I'm currently educating myself about homological algebra from Weibel's book (motivated by an interest in Floer and Khovanov knot homologies). After reading about long exact sequences in homology I became curious about what the boundary maps can tell us about the morphisms in the sequence (assuming the objects and maybe one of the maps is known).
More formally, let $\mathcal{A}$ be an abelian category, and let $C(\mathcal{A})$ be its complex category. We know that if $0\to A\to B\to C\to 0$ is a short exact sequence in $C(\mathcal{A})$ then there are boundary morphisms $\delta_n$ such that $$\ldots\to H_n(A)\to H_n(B) \to H_n(C) \overset{\delta_n}{\to} H_{n-1}(A)\to\ldots$$ is a long exact sequence in $\mathcal{A}$.

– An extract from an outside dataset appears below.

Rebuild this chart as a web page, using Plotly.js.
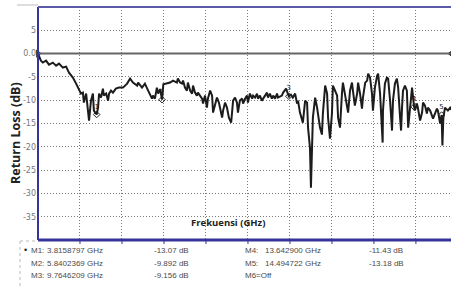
<!DOCTYPE html>
<html>
<head>
<meta charset="utf-8">
<script src="https://cdn.plot.ly/plotly-3.0.1.min.js"></script>
<style>html,body{margin:0;padding:0;background:#fff;}#chart{width:451px;height:289px;}</style>
</head>
<body>
<div id="chart"></div>
<script>
// Frequency (GHz) and return loss (dB)
var freq = [2.00,2.09,2.15,2.25,2.34,2.46,2.56,2.65,2.77,2.87,2.96,3.08,3.18,3.27,3.33,3.39,3.42,3.49,3.55,3.58,3.64,3.70,3.73,3.816,3.86,3.89,3.95,4.01,4.04,4.11,4.17,4.20,4.26,4.32,4.41,4.51,4.63,4.76,4.85,4.94,5.07,5.10,5.22,5.31,5.41,5.53,5.56,5.62,5.68,5.72,5.78,5.84,5.88,5.99,6.09,6.18,6.30,6.33,6.40,6.46,6.49,6.55,6.61,6.64,6.71,6.77,6.80,6.86,6.92,6.95,7.08,7.11,7.17,7.23,7.26,7.33,7.39,7.42,7.48,7.54,7.60,7.70,7.73,7.79,7.85,7.91,7.98,8.04,8.10,8.16,8.19,8.25,8.32,8.35,8.41,8.47,8.50,8.56,8.63,8.66,8.72,8.78,8.81,8.87,8.93,8.97,9.03,9.09,9.12,9.18,9.24,9.28,9.34,9.40,9.43,9.55,9.59,9.68,9.765,9.83,9.89,9.96,10.02,10.05,10.11,10.17,10.20,10.27,10.33,10.36,10.42,10.45,10.48,10.51,10.58,10.64,10.73,10.79,10.82,10.89,10.95,10.98,11.04,11.10,11.13,11.26,11.29,11.35,11.41,11.44,11.50,11.57,11.60,11.66,11.72,11.75,11.81,11.88,11.91,11.97,12.03,12.06,12.13,12.19,12.22,12.28,12.34,12.37,12.43,12.50,12.53,12.59,12.65,12.67,12.68,12.74,12.80,12.84,12.90,12.96,12.99,13.05,13.11,13.15,13.21,13.24,13.27,13.30,13.36,13.42,13.46,13.52,13.58,13.643,13.67,13.73,13.76,13.83,13.89,13.92,13.98,14.04,14.07,14.14,14.20,14.23,14.29,14.35,14.38,14.45,14.495,14.52,14.55,14.60,14.69,14.76,14.82];
var returnLoss = [0.0,-1.50,-1.93,-1.50,-2.36,-1.93,-2.58,-2.15,-3.00,-2.79,-4.08,-5.15,-6.44,-7.94,-8.58,-8.37,-10.52,-8.58,-13.30,-14.38,-10.09,-8.58,-12.23,-13.07,-11.59,-8.58,-9.44,-7.51,-9.01,-8.58,-10.09,-8.58,-7.94,-8.37,-7.51,-7.30,-7.30,-6.44,-5.36,-6.22,-6.87,-6.22,-7.30,-6.44,-7.94,-9.66,-9.01,-9.66,-7.30,-8.58,-7.60,-9.89,-6.60,-6.44,-6.22,-5.79,-6.22,-5.36,-6.22,-6.44,-5.79,-7.30,-7.94,-6.22,-7.94,-8.58,-6.87,-8.37,-9.01,-8.37,-9.66,-10.73,-9.01,-11.59,-9.66,-7.94,-9.01,-12.66,-11.16,-9.44,-10.52,-13.73,-12.23,-10.52,-11.59,-13.73,-14.81,-10.09,-9.44,-10.52,-12.66,-10.09,-9.66,-10.73,-9.66,-9.01,-10.52,-8.58,-9.66,-9.01,-9.44,-8.58,-9.66,-9.01,-10.09,-9.66,-9.01,-8.37,-9.44,-8.58,-9.66,-9.01,-9.66,-8.58,-9.44,-9.01,-8.37,-7.50,-9.16,-8.80,-9.44,-8.58,-10.73,-10.09,-12.66,-14.38,-14.81,-10.09,-10.52,-15.88,-20.17,-28.76,-20.17,-13.73,-9.44,-11.59,-15.88,-17.38,-12.88,-6.87,-8.58,-13.73,-18.24,-12.88,-6.87,-9.01,-13.73,-15.88,-8.58,-6.22,-8.58,-11.80,-12.66,-7.94,-6.22,-7.94,-11.16,-8.58,-6.22,-8.58,-11.80,-9.44,-6.22,-5.79,-4.29,-5.15,-8.58,-12.23,-7.30,-4.72,-4.29,-8.58,-15.88,-19.10,-12.23,-6.44,-5.15,-5.36,-10.09,-16.52,-10.09,-6.44,-5.36,-7.30,-13.73,-16.52,-11.59,-7.94,-6.87,-7.94,-15.88,-11.59,-7.30,-11.43,-12.23,-10.73,-11.59,-14.38,-12.66,-10.52,-11.16,-12.88,-11.59,-12.23,-13.30,-13.95,-12.88,-11.80,-12.23,-15.02,-13.18,-19.74,-13.73,-11.59,-12.23,-11.59,-12.20];

// Markers
var markerFreq = [3.8158797, 5.8402369, 9.7646209, 13.6429, 14.494722];
var markerRL = [-13.07, -9.892, -9.156, -11.43, -13.18];
var markerLabels = ["1", "2", "3", "4", "5"];

// Y ticks
var yTickVals = [5, 0, -5, -10, -15, -20, -25, -30, -35];
var yTickText = ["5", "0.0", "-5", "-10", "-15", "-20", "-25", "-30", "-35"];

// X grid
var xGridVals = [3.3, 4.6, 5.9, 7.2, 8.5, 9.8, 11.1, 12.4, 13.7];

// Marker table
var tableNames1 = ["M1:", "M2:", "M3:"];
var tableFreq1 = ["3.8158797 GHz", "5.8402369 GHz", "9.7646209 GHz"];
var tableVal1 = ["-13.07 dB", "-9.892 dB", "-9.156 dB"];
var tableNames2 = ["M4:", "M5:", "M6=Off"];
var tableFreq2 = ["13.642900 GHz", "14.494722 GHz", ""];
var tableVal2 = ["-11.43 dB", "-13.18 dB", ""];

var X0 = 2, X1 = 14.786;
var W = 413, H = 233;
function px2paperX(px){ return (px - 38) / W; }
function py2paperY(py){ return (240 - py) / H; }

var traces = [
  {x: freq, y: returnLoss, type: 'scatter', mode: 'lines',
   line: {color: '#1c1c1c', width: 2}, hoverinfo: 'skip'},
  {x: markerFreq, y: markerRL, type: 'scatter', mode: 'markers+text',
   text: markerLabels, textposition: 'top center',
   textfont: {family: 'DejaVu Sans', size: 7, color: '#222'},
   marker: {symbol: 'diamond-open', size: 5, color: '#222', line: {width: 1}},
   cliponaxis: false},
  {x: [X0, X1], y: [0, 0], type: 'scatter', mode: 'markers',
   marker: {symbol: ['triangle-right', 'triangle-left'], size: 7, color: '#111'},
   cliponaxis: false}
];

var annotations = [];
var rowsY = [250, 263, 275];
var tf = {family: 'Liberation Sans', size: 8, color: '#4a4a4a'};
for (var i = 0; i < 3; i++) {
  var yy = py2paperY(rowsY[i]);
  var cols = [[29, tableNames1[i]], [45, tableFreq1[i]], [152, tableVal1[i]],
              [243, tableNames2[i]], [263, tableFreq2[i]], [367, tableVal2[i]]];
  cols.forEach(function(c){
    if (c[1]) annotations.push({xref: 'paper', yref: 'paper', x: px2paperX(c[0]), y: yy,
      xanchor: 'left', yanchor: 'middle', showarrow: false, text: c[1], font: tf});
  });
}
// bullet in front of M1
annotations.push({xref: 'paper', yref: 'paper', x: px2paperX(29), y: py2paperY(250),
  xanchor: 'right', yanchor: 'middle', showarrow: false, text: '\u2022',
  font: {family: 'Liberation Sans', size: 9, color: '#222'}});
annotations.push({xref: 'paper', yref: 'paper', x: px2paperX(15), y: py2paperY(133),
  xanchor: 'center', yanchor: 'middle', textangle: -90, showarrow: false,
  text: '<b>Return Loss (dB)</b>', font: {family: 'Open Sans', size: 12.5, color: '#222'}});
annotations.push({xref: 'paper', yref: 'paper', x: px2paperX(228), y: py2paperY(222),
  xanchor: 'center', yanchor: 'middle', showarrow: false,
  text: '<b>Frekuensi (GHz)</b>', font: {family: 'Open Sans', size: 9.5, color: '#222'}});

var shapes = [
  // zero reference line
  {type: 'line', xref: 'paper', yref: 'y', x0: 0, x1: 1, y0: 0, y1: 0, line: {color: '#666', width: 2}},
  // frame
  {type: 'line', xref: 'paper', yref: 'paper', x0: 0, x1: 0, y0: 0, y1: 1, line: {color: '#34349a', width: 2}},
  {type: 'line', xref: 'paper', yref: 'paper', x0: 0, x1: 1, y0: 1, y1: 1, line: {color: '#5a5aa8', width: 2}},
  {type: 'line', xref: 'paper', yref: 'paper', x0: 0, x1: 1, y0: 0, y1: 0, line: {color: '#34349a', width: 3}},
  // top-left grey line
  {type: 'line', xref: 'paper', yref: 'paper', x0: px2paperX(17), x1: 0, y0: py2paperY(5), y1: py2paperY(5), line: {color: '#bbb', width: 1}},
  // marker-table dotted box
  {type: 'line', xref: 'paper', yref: 'paper', x0: px2paperX(20), x1: 0, y0: py2paperY(241), y1: py2paperY(241), line: {color: '#bbb', width: 1, dash: 'dot'}},
  {type: 'line', xref: 'paper', yref: 'paper', x0: px2paperX(20), x1: px2paperX(20), y0: py2paperY(241), y1: py2paperY(289), line: {color: '#bbb', width: 1, dash: 'dot'}}
];
// small ticks below bottom frame at grid positions
xGridVals.forEach(function(v){
  shapes.push({type: 'line', xref: 'x', yref: 'paper', x0: v, x1: v, y0: 0, y1: py2paperY(244), line: {color: '#34349a', width: 1}});
});

var layout = {
  width: 451, height: 289,
  margin: {l: 38, r: 0, t: 7, b: 49, pad: 0},
  paper_bgcolor: '#fff', plot_bgcolor: '#fff',
  showlegend: false,
  xaxis: {range: [X0, X1], tickvals: xGridVals, showticklabels: false, ticks: '',
          showgrid: true, gridcolor: '#7a7a7a', griddash: '1px,2px', gridwidth: 1,
          zeroline: false, showline: false, fixedrange: true},
  yaxis: {range: [-40, 10], tickvals: yTickVals, ticktext: yTickText, ticks: '',
          tickfont: {family: 'DejaVu Sans', size: 8, color: '#777'},
          showgrid: true, gridcolor: '#7a7a7a', griddash: '1px,2px', gridwidth: 1,
          zeroline: false, showline: false, fixedrange: true, ticklabelstandoff: 1},
  annotations: annotations,
  shapes: shapes
};

Plotly.newPlot('chart', traces, layout, {displayModeBar: false, staticPlot: true});
</script>
</body>
</html>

Assume I am given two short exact sequences $0\to A\overset{f}{\to} B\overset{g}{\to} C\to 0$ and $0\to A\overset{f'}{\to} B\overset{g'}{\to} C\to 0$ (same objects, possibly different morphisms) whose boundary morphisms turn out to be the same.
Does this tell me anything about the relation between $f$ and $f'$ or $g$ and $g'$? What if I assume that $f=f'$ or $g=g'$?